### Data provided
»»

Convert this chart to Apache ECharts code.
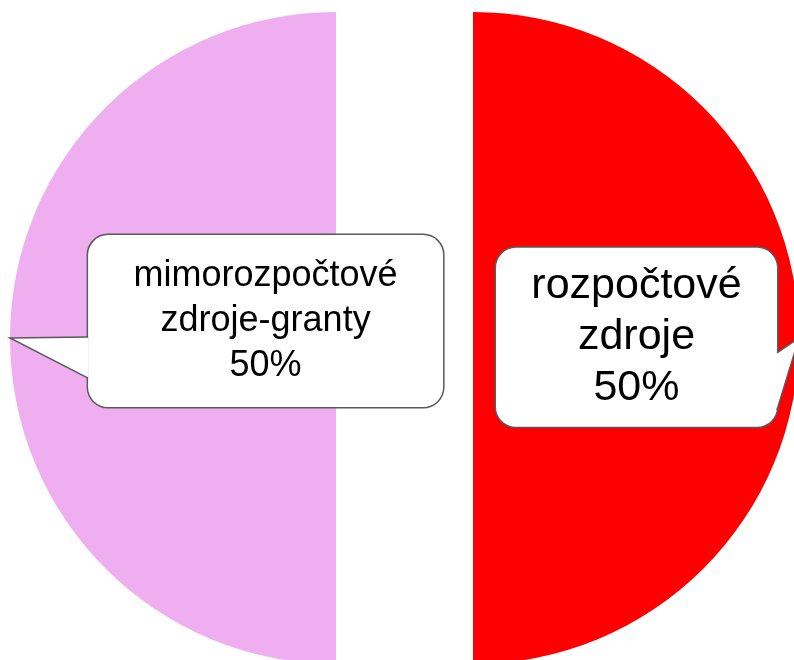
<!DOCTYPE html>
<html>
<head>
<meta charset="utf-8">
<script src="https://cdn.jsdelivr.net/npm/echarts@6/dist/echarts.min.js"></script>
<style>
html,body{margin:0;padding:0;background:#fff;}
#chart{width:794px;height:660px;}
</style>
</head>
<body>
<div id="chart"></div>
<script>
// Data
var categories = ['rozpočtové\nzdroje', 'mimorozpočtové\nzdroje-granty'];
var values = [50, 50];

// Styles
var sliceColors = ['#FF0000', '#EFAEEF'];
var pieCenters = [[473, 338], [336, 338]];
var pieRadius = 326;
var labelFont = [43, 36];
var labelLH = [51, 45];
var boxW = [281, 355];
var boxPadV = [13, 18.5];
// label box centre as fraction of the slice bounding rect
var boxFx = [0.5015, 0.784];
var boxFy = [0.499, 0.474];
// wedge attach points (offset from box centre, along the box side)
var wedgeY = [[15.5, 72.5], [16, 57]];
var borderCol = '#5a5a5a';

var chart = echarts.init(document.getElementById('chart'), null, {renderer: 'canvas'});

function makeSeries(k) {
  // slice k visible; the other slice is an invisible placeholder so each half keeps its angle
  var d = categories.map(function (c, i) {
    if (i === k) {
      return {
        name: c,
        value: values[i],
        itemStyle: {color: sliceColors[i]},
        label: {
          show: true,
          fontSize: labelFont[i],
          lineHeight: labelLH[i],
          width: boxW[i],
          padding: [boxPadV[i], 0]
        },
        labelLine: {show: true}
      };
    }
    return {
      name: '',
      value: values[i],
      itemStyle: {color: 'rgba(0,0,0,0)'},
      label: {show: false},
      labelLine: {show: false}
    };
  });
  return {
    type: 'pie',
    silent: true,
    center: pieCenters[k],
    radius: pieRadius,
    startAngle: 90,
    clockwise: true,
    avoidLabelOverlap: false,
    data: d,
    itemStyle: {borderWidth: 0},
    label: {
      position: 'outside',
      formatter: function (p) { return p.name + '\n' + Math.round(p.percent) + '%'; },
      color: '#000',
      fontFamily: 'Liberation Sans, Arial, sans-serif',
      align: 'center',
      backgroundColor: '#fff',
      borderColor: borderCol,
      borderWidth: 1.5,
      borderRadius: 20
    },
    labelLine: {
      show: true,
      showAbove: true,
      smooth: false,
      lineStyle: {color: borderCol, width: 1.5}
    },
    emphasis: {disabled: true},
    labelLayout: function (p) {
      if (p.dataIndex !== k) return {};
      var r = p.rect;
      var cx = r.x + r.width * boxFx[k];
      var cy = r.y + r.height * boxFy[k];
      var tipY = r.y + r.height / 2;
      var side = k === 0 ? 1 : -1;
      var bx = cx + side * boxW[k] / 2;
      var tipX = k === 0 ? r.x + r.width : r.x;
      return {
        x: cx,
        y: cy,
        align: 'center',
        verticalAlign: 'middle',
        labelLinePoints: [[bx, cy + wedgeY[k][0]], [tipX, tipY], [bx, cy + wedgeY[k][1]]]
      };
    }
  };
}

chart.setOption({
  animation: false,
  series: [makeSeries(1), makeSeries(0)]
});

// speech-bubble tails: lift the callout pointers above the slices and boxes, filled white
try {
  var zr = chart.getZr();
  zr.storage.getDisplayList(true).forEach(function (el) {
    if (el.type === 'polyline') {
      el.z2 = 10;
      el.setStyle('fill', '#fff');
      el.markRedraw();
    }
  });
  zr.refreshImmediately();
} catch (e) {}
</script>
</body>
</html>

««

Repeat, with no pictures, each line from the beginning of the data through the line containing "var values = [50, 50];", inclusive.

### Exercise solution
Convert this chart to Apache ECharts code.
<!DOCTYPE html>
<html>
<head>
<meta charset="utf-8">
<script src="https://cdn.jsdelivr.net/npm/echarts@6/dist/echarts.min.js"></script>
<style>
html,body{margin:0;padding:0;background:#fff;}
#chart{width:794px;height:660px;}
</style>
</head>
<body>
<div id="chart"></div>
<script>
// Data
var categories = ['rozpočtové\nzdroje', 'mimorozpočtové\nzdroje-granty'];
var values = [50, 50];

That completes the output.